4 weeks ago
Wednesday, October 27, 2010
Over the next few weeks, I will explain in detail the *MAIN FLAWS* in the database rule as currently proposed. It is my hope that this Commission will listen to the commenters and make significant, necessary changes before finalizing this rule:
Flaw #1: WHO CAN SUBMIT A REPORT
The CPSIA only mentions five categories of submitters: consumers; local, State, or Federal government agencies; health care professionals; child service providers; and public safety entities. Anyone looking at this list would see a common thread—these are all people who might have first-hand knowledge of the incident. Why would Congress have included this list, if it actually intended anyone to be able to submit a report? The answer is, it didn’t. Thus, the rule’s list of submitters should not include those who have no relationship to the incident in question.
But as currently conceived, anyone will be able to submit a “report of harm” to the new, public database—even if the submitter does not know who was harmed, the particular product involved (let alone the exact model), and did not see the incident occur.

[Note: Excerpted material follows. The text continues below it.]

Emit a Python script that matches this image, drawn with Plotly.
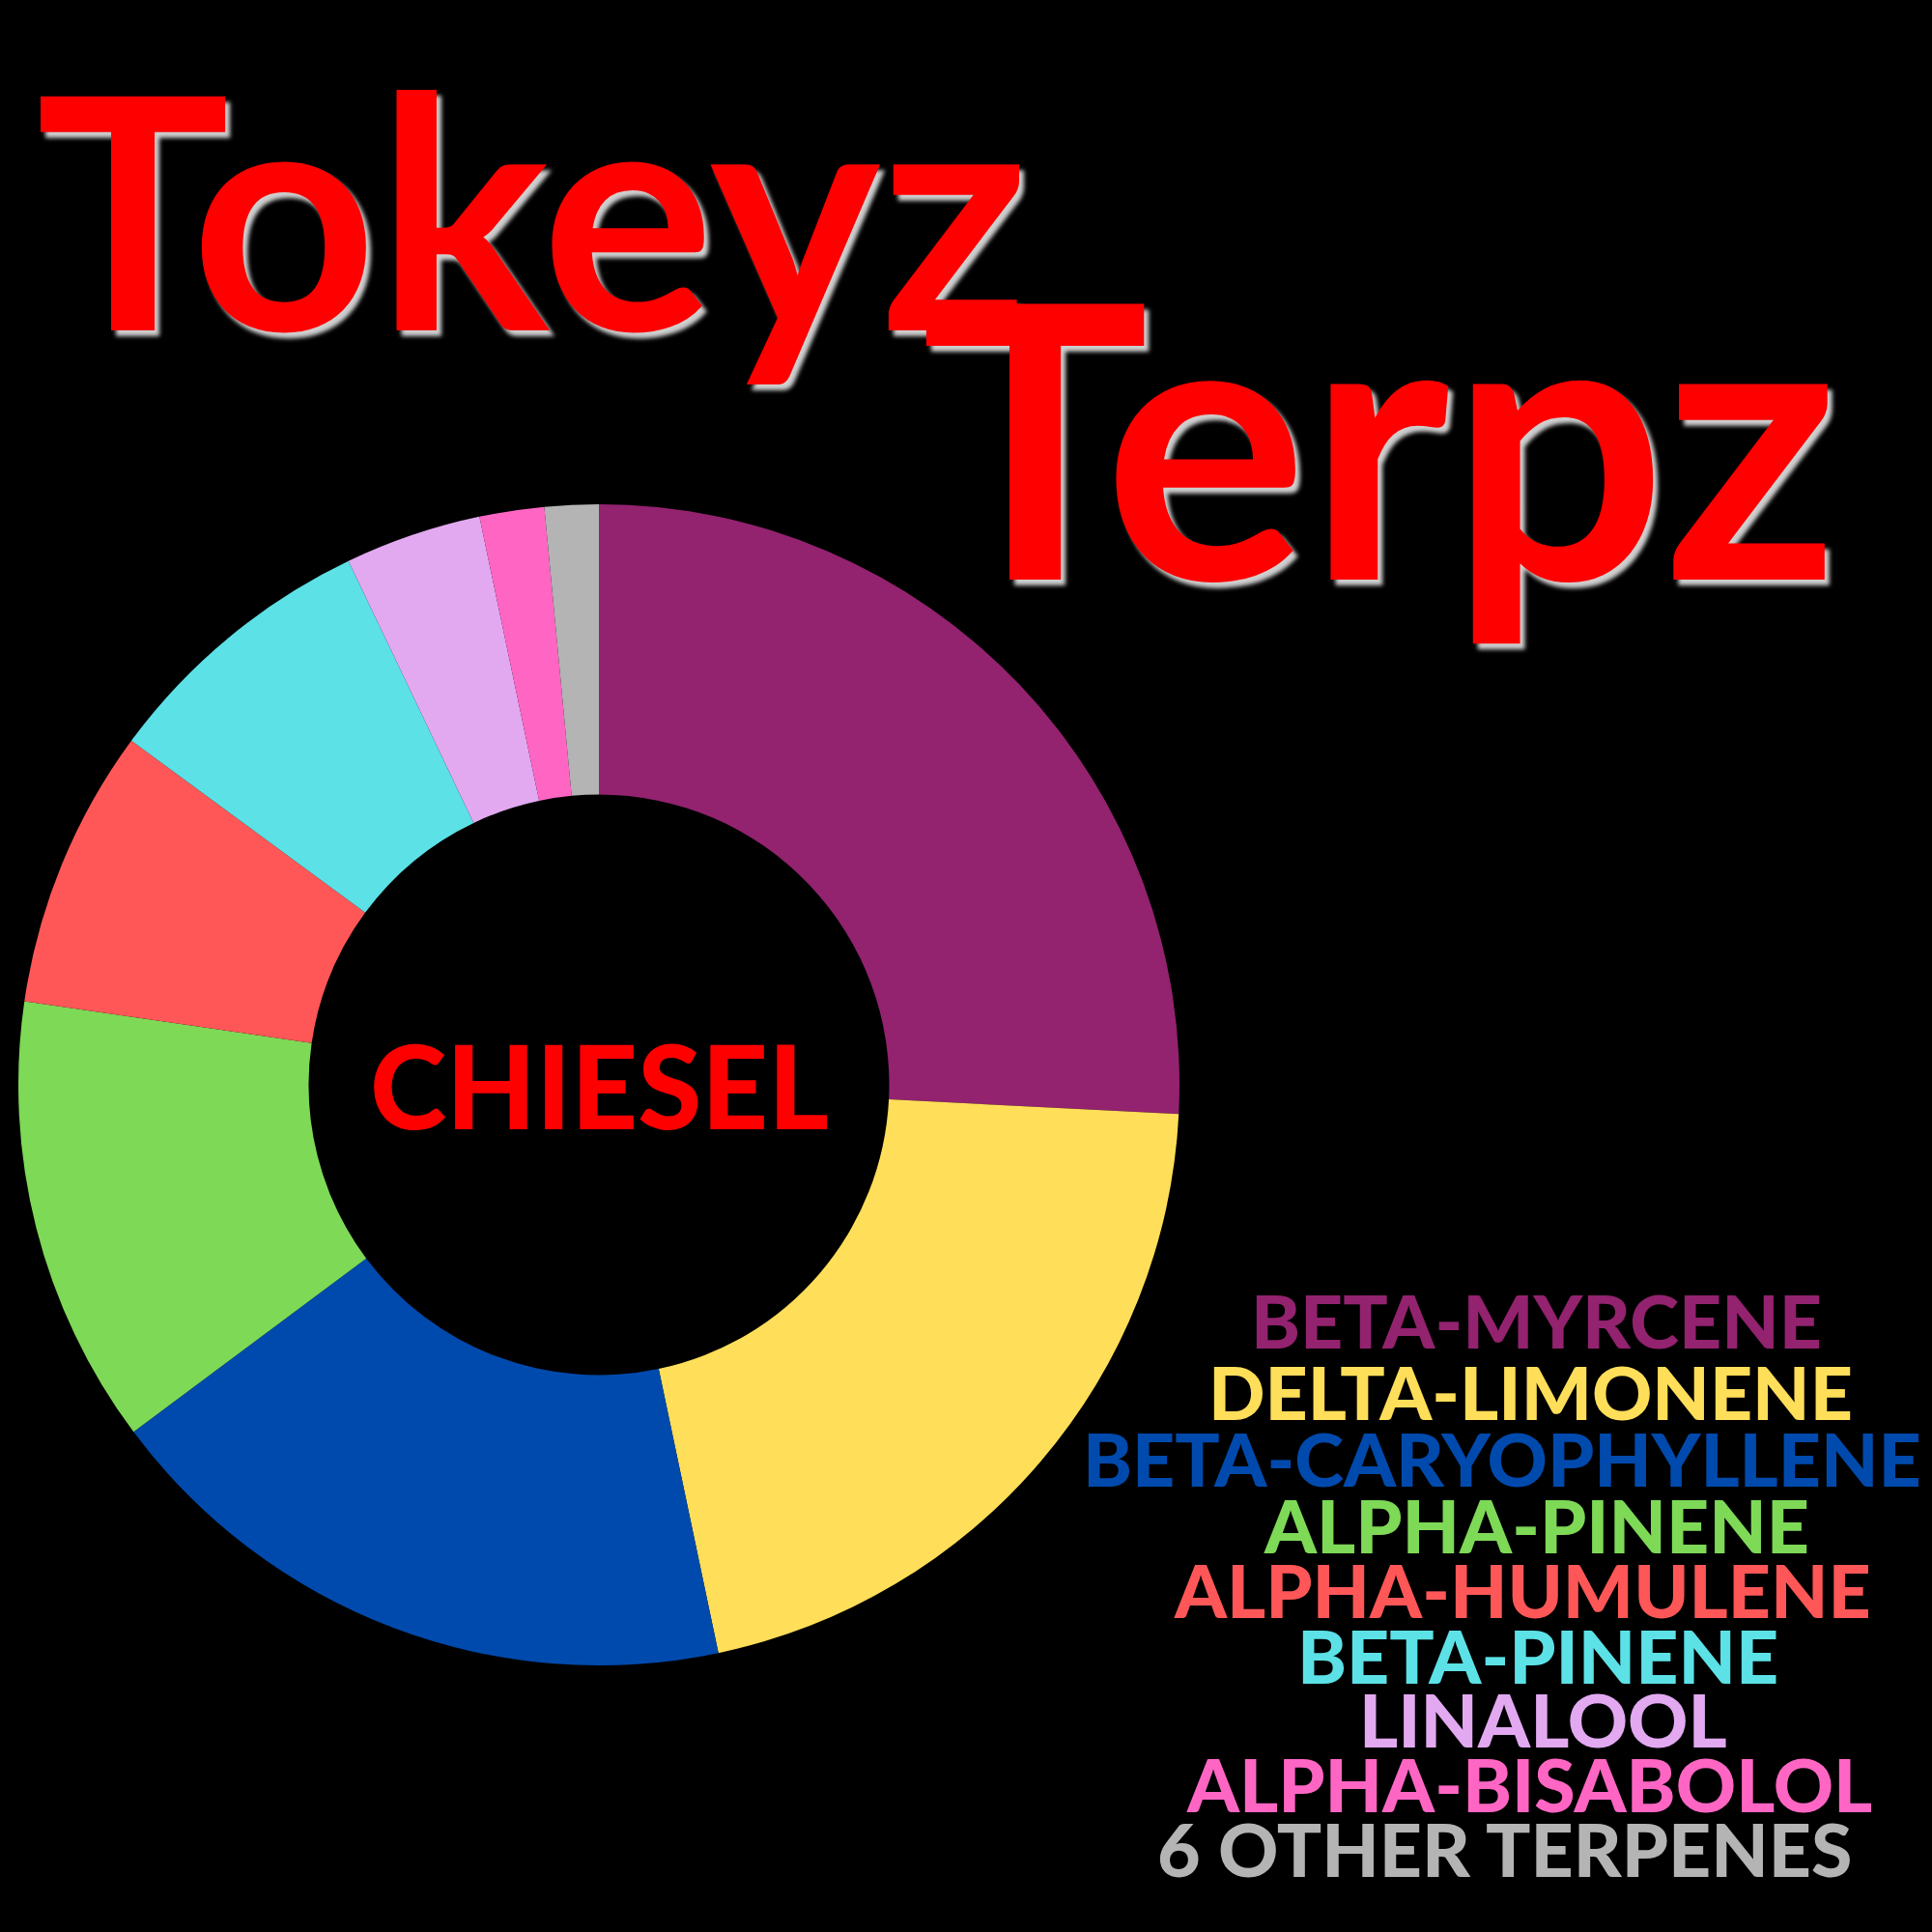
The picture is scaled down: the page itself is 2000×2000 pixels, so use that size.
import plotly.graph_objects as go

# ---- data ----
terpenes = ["BETA-MYRCENE", "DELTA-LIMONENE", "BETA-CARYOPHYLLENE", "ALPHA-PINENE",
            "ALPHA-HUMULENE", "BETA-PINENE", "LINALOOL", "ALPHA-BISABOLOL",
            "6 OTHER TERPENES"]
shares = [25.8, 20.9, 18.1, 12.5, 7.8, 7.8, 3.8, 1.8, 1.5]
colors = ["#93226F", "#FFDE59", "#004AAD", "#7ED957", "#FF5757",
          "#5CE1E6", "#E2A9F1", "#FF66C4", "#B4B4B4"]
strain = "CHIESEL"
title_words = ["Tokeyz", "Terpz"]

W = H = 2000

def px(x):
    return x / W

def py(y):
    return 1 - y / H

# pie geometry (pixels in the 2000x2000 canvas)
cx, cy, r = 620, 1123, 601

fig = go.Figure()
fig.add_trace(go.Pie(
    labels=terpenes,
    values=shares,
    marker=dict(colors=colors, line=dict(width=0)),
    hole=0.5,
    sort=False,
    direction="clockwise",
    rotation=0,
    textinfo="none",
    hoverinfo="label+percent",
    showlegend=False,
    domain=dict(x=[px(cx - r), px(cx + r)], y=[py(cy + r), py(cy - r)]),
))

annotations = []
# centre label
annotations.append(dict(
    x=px(cx), y=py(cy), xref="paper", yref="paper", text=strain, showarrow=False,
    xanchor="center", yanchor="middle",
    font=dict(family="Lato", size=120, color="#FF0000", weight=900),
))

# legend lines
label_x = [1590, 1584, 1555, 1590, 1576, 1592, 1597, 1583, 1557]
label_y = [1366, 1440, 1509, 1578, 1645, 1713, 1779, 1846, 1913]
for name, col, lx, ly in zip(terpenes, colors, label_x, label_y):
    annotations.append(dict(
        x=px(lx), y=py(ly), xref="paper", yref="paper", text=name, showarrow=False,
        xanchor="center", yanchor="middle",
        font=dict(family="Lato", size=77, color=col, weight=900),
    ))

# title words
title_pos = [(551, 212), (1428, 447)]
title_size = [335, 395]
for word, (tx, ty), sz in zip(title_words, title_pos, title_size):
    annotations.append(dict(
        x=px(tx), y=py(ty), xref="paper", yref="paper", text=word, showarrow=False,
        xanchor="center", yanchor="middle",
        font=dict(family="Lato", size=sz, color="#FF0000", weight=700,
                  shadow="5px 6px 4px #cfcfcf"),
    ))

fig.update_layout(
    width=W, height=H,
    margin=dict(l=0, r=0, t=0, b=0),
    paper_bgcolor="#000000",
    plot_bgcolor="#000000",
    annotations=annotations,
)

fig.write_html(
    "out.html",
    config={"displayModeBar": False},
    post_script="document.body.style.margin='0';document.body.style.background='#000';",
)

As of right now, in a national database full of incidents across all consumer products (everything from toasters, to ATVs, to furniture), we are not even limiting who can submit to people who have first-hand knowledge of an incident!
Why is this important? Because Congress intended to create a useful, accurate database for consumers wishing to make a purchase. But this database will not be useful to consumers if random bystanders, attorneys, advocacy groups or even well-intentioned citizens without key facts can fill it with unreliable reports. It will simply be garbage in…garbage out.